Quanto ao SNS, Centeno sustenta que é preciso “criar mecanismos de responsabilização sobre a gestão”, implementar a “gestão centralizada das urgências hospitalares” e aumentar a “eficiência de recursos humanos e materiais”. Foi ele que, enquanto Ministro das Finanças criou a estrutura de missão para a Sustentabilidade do Programa Orçamental da Saúde, mas os problemas mantêm-se. Questionado sobre o porquê de o banco central se pronunciar sobre o SNS, justificou-se com a “centralidade desta temática na sociedade portuguesa” e deu um exemplo do problema: basta “contrastar” as urgências do Porto e de Lisboa para perceber que “diferentes modelos dão resultados diferentes”.
E o governador do BdP não esqueceu a sua atual área de intervenção: a supervisão financeira, apesar de os maiores bancos serem acompanhados de perto pelo BCE (Banco Central Europeu).
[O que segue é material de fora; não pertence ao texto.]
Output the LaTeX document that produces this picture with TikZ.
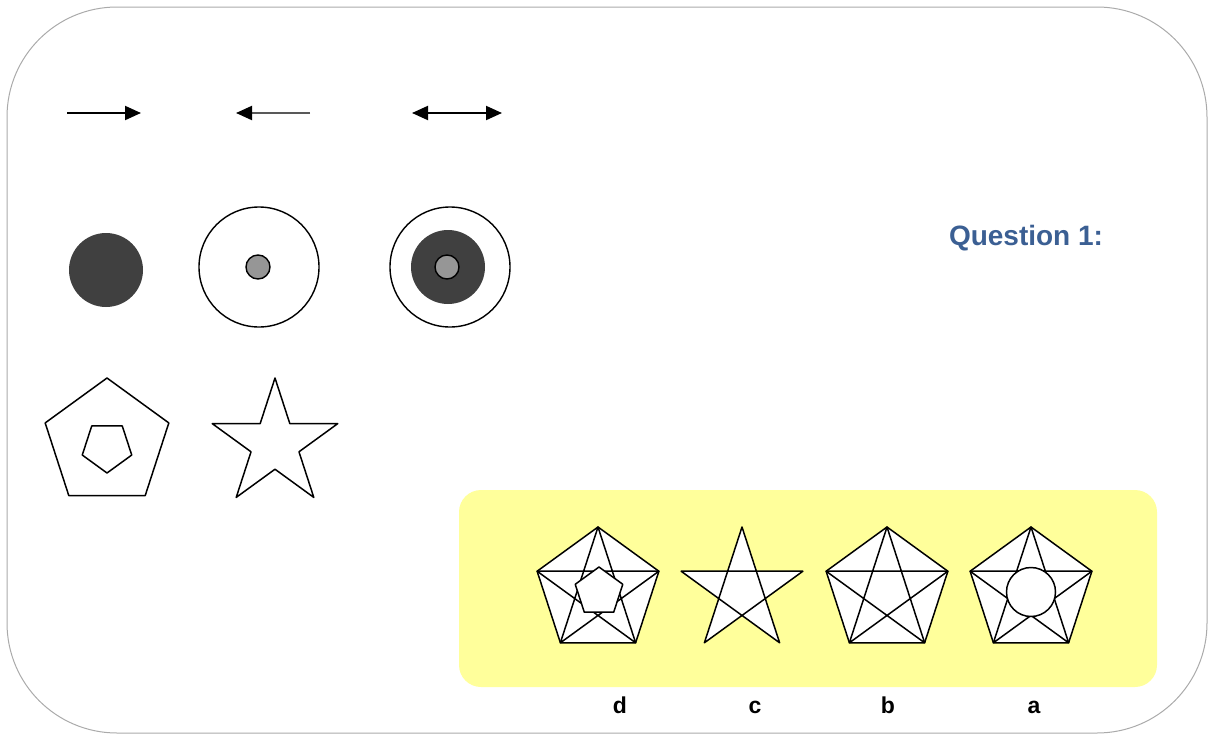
\documentclass[tikz,border=0pt]{standalone}
\usepackage{fontspec}
\setmainfont{Liberation Sans}
\usetikzlibrary{shapes.geometric, arrows.meta}
\definecolor{frameGray}{RGB}{170,170,170}
\definecolor{darkDisk}{RGB}{64,64,64}
\definecolor{midDot}{RGB}{150,150,150}
\definecolor{paleYellow}{RGB}{255,255,155}
\definecolor{qBlue}{RGB}{59,95,147}

\begin{document}
\begin{tikzpicture}[x=1pt, y=-1pt,
        arr/.style={line width=2pt, -{Triangle[length=16pt, width=14pt, black]}},
        arrboth/.style={line width=2pt, {Triangle[length=16pt, width=14pt]}-{Triangle[length=16pt, width=14pt]}},
        disk/.style={circle, fill=darkDisk, inner sep=0pt, outer sep=0pt, minimum size=74pt},
        ring/.style={circle, draw, line width=1.4pt, inner sep=0pt, outer sep=0pt, minimum size=120pt},
        dot/.style={circle, draw, fill=midDot, line width=1.4pt, inner sep=0pt, outer sep=0pt, minimum size=24pt},
        penta/.style={regular polygon, regular polygon sides=5, draw, line width=1.5pt, line join=round, inner sep=0pt, outer sep=0pt},
        choice/.style={penta, fill=white, minimum size=128pt},
        guide/.style={regular polygon, regular polygon sides=5, inner sep=0pt, outer sep=0pt, minimum size=128pt},
        gram/.style={line width=1.5pt, line join=round},
        lbl/.style={font=\fontsize{23}{27}\selectfont\bfseries, anchor=base}
    ]
        \useasboundingbox (0,0) rectangle (1208,734);
        \draw[frameGray, line width=1pt, rounded corners=110pt] (7,7) rectangle (1207,733);

        % === Arrows ===
        \coordinate (r1) at (67,113);  \coordinate (r2) at (141,113);
        \coordinate (l1) at (310,113); \coordinate (l2) at (236,113);
        \coordinate (d1) at (412,113); \coordinate (d2) at (502,113);
        \draw[arr] (r1) -- (r2);
        \draw[arr, black!65] (l1) -- (l2);
        \draw[arrboth] (d1) -- (d2);

        % === Circles ===
        \node[disk] (C1) at (106,270) {};
        \node[ring] (C2) at (259,267) {};
        \node[dot] (C2in) at (258,267) {};
        \node[ring] (C3) at (450,267) {};
        \node[disk] (C3mid) at (448,267) {};
        \node[dot] (C3in) at (447,267) {};

        % === Pentagon and star ===
        \node[penta, minimum size=130pt] (P1) at (107,443) {};
        \node[penta, minimum size=52pt, shape border rotate=180] (P1in) at (107,447) {};
        \node[star, star points=5, star point ratio=2.618, draw, line width=1.5pt, line join=round,
              inner sep=0pt, outer sep=0pt, minimum size=132pt] (S1) at (275,444) {};

        \node at (1026,245) [anchor=base, text=qBlue, font=\fontsize{28}{32}\selectfont\bfseries] (Q) {Question 1:};

        % === Answer box ===
        \fill[paleYellow, rounded corners=22pt] (459,490) rectangle (1157,687);

        % d
        \node[choice] (Pd) at (598,591) {};
        \draw[gram] (Pd.corner 1) -- (Pd.corner 3) -- (Pd.corner 5) -- (Pd.corner 2) -- (Pd.corner 4) -- cycle;
        \node[penta, fill=white, minimum size=50pt] (Pdin) at (599,592) {};

        % c
        \node[guide] (Pc) at (742,591) {};
        \draw[gram, fill=white] (Pc.corner 1) -- (Pc.corner 3) -- (Pc.corner 5) -- (Pc.corner 2) -- (Pc.corner 4) -- cycle;

        % b
        \node[choice] (Pb) at (887,591) {};
        \draw[gram] (Pb.corner 1) -- (Pb.corner 3) -- (Pb.corner 5) -- (Pb.corner 2) -- (Pb.corner 4) -- cycle;

        % a
        \node[choice] (Pa) at (1031,591) {};
        \draw[gram] (Pa.corner 1) -- (Pa.corner 3) -- (Pa.corner 5) -- (Pa.corner 2) -- (Pa.corner 4) -- cycle;
        \node[circle, draw, fill=white, line width=1.5pt, inner sep=0pt, minimum size=49pt] (Ca) at (1031,592) {};

        \node[lbl] (Ld) at (620,713) {d};
        \node[lbl] (Lc) at (755,713) {c};
        \node[lbl] (Lb) at (888,713) {b};
        \node[lbl] (La) at (1034,713) {a};
    \end{tikzpicture}
\end{document}
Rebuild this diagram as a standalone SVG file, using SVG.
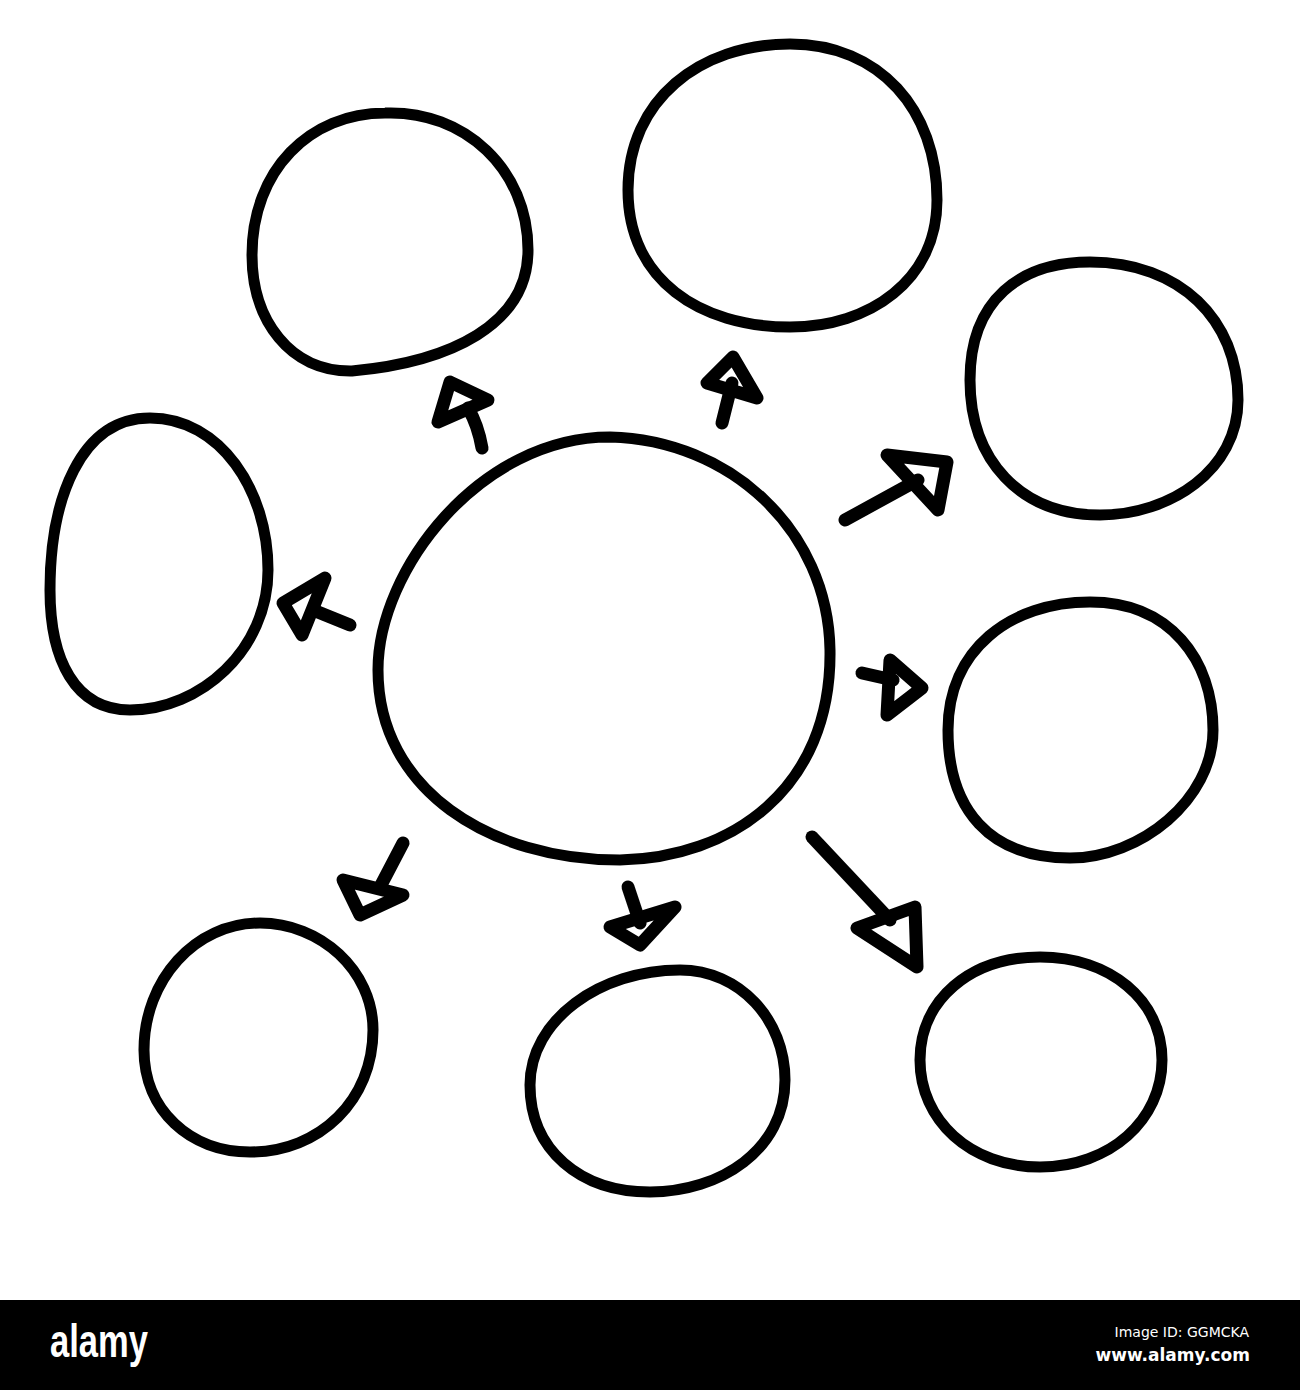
<svg xmlns="http://www.w3.org/2000/svg" width="1300" height="1390" viewBox="0 0 1300 1390">
<style>
.n{fill:none;stroke:#000;stroke-width:11;stroke-linecap:round;stroke-linejoin:round}
.a{fill:none;stroke:#000;stroke-width:13;stroke-linecap:round;stroke-linejoin:round}
.logo{font-family:"Liberation Sans",Arial,sans-serif;font-weight:bold;fill:#fff}
.id{font-family:"DejaVu Sans","Noto Sans",sans-serif;fill:#fff}
</style>
<rect width="1300" height="1390" fill="#fff"/>
<g id="center"><path class="n" d="M610,437 C730,440 828,530 830,650 C832,790 730,858 620,860 C490,860 378,790 378,670 C378,570 480,437 610,437 Z"/></g>
<g id="node-top-left"><path class="n" d="M385,113 C465,110 528,170 528,250 C528,325 450,362 352,371 C290,372 252,320 252,255 C252,170 310,113 385,113 Z"/></g>
<g id="node-top-middle"><path class="n" d="M790,44 C880,44 937,110 937,200 C937,280 870,327 790,327 C700,327 628,280 628,190 C628,100 700,44 790,44 Z"/></g>
<g id="node-right-top"><path class="n" d="M1090,262 C1180,262 1238,320 1238,400 C1238,470 1170,515 1100,515 C1020,515 970,460 970,380 C970,300 1020,262 1090,262 Z"/></g>
<g id="node-left"><path class="n" d="M150,418 C220,418 268,490 268,570 C268,650 200,710 130,710 C75,710 50,660 50,590 C50,500 80,418 150,418 Z"/></g>
<g id="node-right-middle"><path class="n" d="M1090,602 C1170,602 1213,660 1213,730 C1213,800 1140,858 1070,858 C990,858 948,810 948,730 C948,650 1010,602 1090,602 Z"/></g>
<g id="node-bottom-left"><path class="n" d="M260,923 C320,923 373,970 373,1030 C373,1100 320,1152 250,1152 C190,1152 144,1110 144,1050 C144,980 195,923 260,923 Z"/></g>
<g id="node-bottom-middle"><path class="n" d="M680,970 C740,970 785,1020 785,1080 C785,1150 720,1192 650,1192 C580,1192 530,1150 530,1085 C530,1020 600,970 680,970 Z"/></g>
<g id="node-bottom-right"><path class="n" d="M1040,957 C1110,957 1162,1000 1162,1060 C1162,1120 1110,1167 1040,1167 C970,1167 920,1120 920,1060 C920,1000 970,957 1040,957 Z"/></g>
<g id="connectors">
<path class="a" d="M482,448 Q478,425 468,408"/><polygon class="a" points="450,382 488,400 438,422"/>
<path class="a" d="M722,423 L732,383"/><polygon class="a" points="733,357 707,383 757,398"/>
<path class="a" d="M845,520 L918,480"/><polygon class="a" points="887,455 947,462 938,510"/>
<path class="a" d="M350,625 L313,610"/><polygon class="a" points="325,578 283,603 302,635"/>
<path class="a" d="M862,673 L893,680"/><polygon class="a" points="890,660 922,688 887,715"/>
<path class="a" d="M403,843 L380,887"/><polygon class="a" points="343,880 403,895 360,915"/>
<path class="a" d="M628,887 L640,923"/><polygon class="a" points="610,927 675,907 640,945"/>
<path class="a" d="M812,837 L890,920"/><polygon class="a" points="915,907 857,928 917,967"/>
</g>
<g id="footer">
<rect x="0" y="1300" width="1300" height="90" fill="#000"/>
<text class="logo" x="50" y="1357" font-size="46" textLength="98" lengthAdjust="spacingAndGlyphs">alamy</text>
<text class="id" x="1249" y="1337" font-size="14" text-anchor="end">Image ID: GGMCKA</text>
<text class="id" x="1250" y="1361" font-size="17" font-weight="bold" text-anchor="end">www.alamy.com</text>
</g>
</svg>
A este respeito, disse que a “credibilidade e a estabilidade financeira” são “condição necessária para que a recuperação aconteça” e que, para tal, é preciso “cumprir compromissos”. Assumiu, pois, que a supervisão tem de ser “mais exigente” e que os riscos têm de ser reduzidos do balanço dos bancos, nomeadamente pela redução do crédito malparado, sendo que acredita haver instituições capitalizadas e com liquidez e rentabilidades suficientes para fazer esse processo. Além disso, notou a importância da “previsibilidade no enquadramento da atividade financeira” – não “alterações constantes” – e da “eficiência crescente do mercado financeiro”.
Enfim, num boletim económico com tom otimista, dado que revê significativamente em alta o crescimento da economia, o governador do BdP deixou avisos a todos os agentes económicos:
“Não nos podemos iludir: nas recessões muito profundas, mesmo quando a recuperação é muito rápida (há muito poucos episódios como este), o percurso da última fase das recuperações é sempre mais difícil”.
Centeno referiu que “isto acontece por uma razão essencial”, a ocorrência dos “fenómenos de reafetação de recursos de forma mais intensa”, o que “nesta crise ainda praticamente não aconteceu”. Com efeito, a crise é temporária e os apoios públicos foram dirigidos à preservação da estrutura produtiva preexistente, mas, para a economia poder ultrapassar o nível de atividade anterior, é inevitável que aconteça fenómenos de reafetação de recursos na economia”.
***
Enfim, em que ficamos? Vamos qualificar as profissões, promover o emprego e o trabalho digno, contra salários de miséria, precariedade dilatada no tempo, exploração, assédio moral e outros…? É que promover o emprego e dar uma côdea ao trabalhador não dá para sobreviver sequer. É preciso mesmo alterar a legislação laboral, mas não para a deixar mais miserável, e aumentar a fiscalização das condições de trabalho.
Perante um PRR, que afinal parece ser bom, após tanta bordoada que levou, impõe-se a capacidade de execução física e financeira estribada em projetos úteis, coerentes, sólidos e bem assentes na abordagem sistémica, de forma a transmutar realmente o país.
E, perante aquela vastidão de recomendações de Centeno, pergunto-me: Passaremos da ditadura do Ministério das Finanças para a ditadura do Banco de Portugal? Ficará o Governo promovido a uma faustosa delegação do Banco Central? Abrenuntio!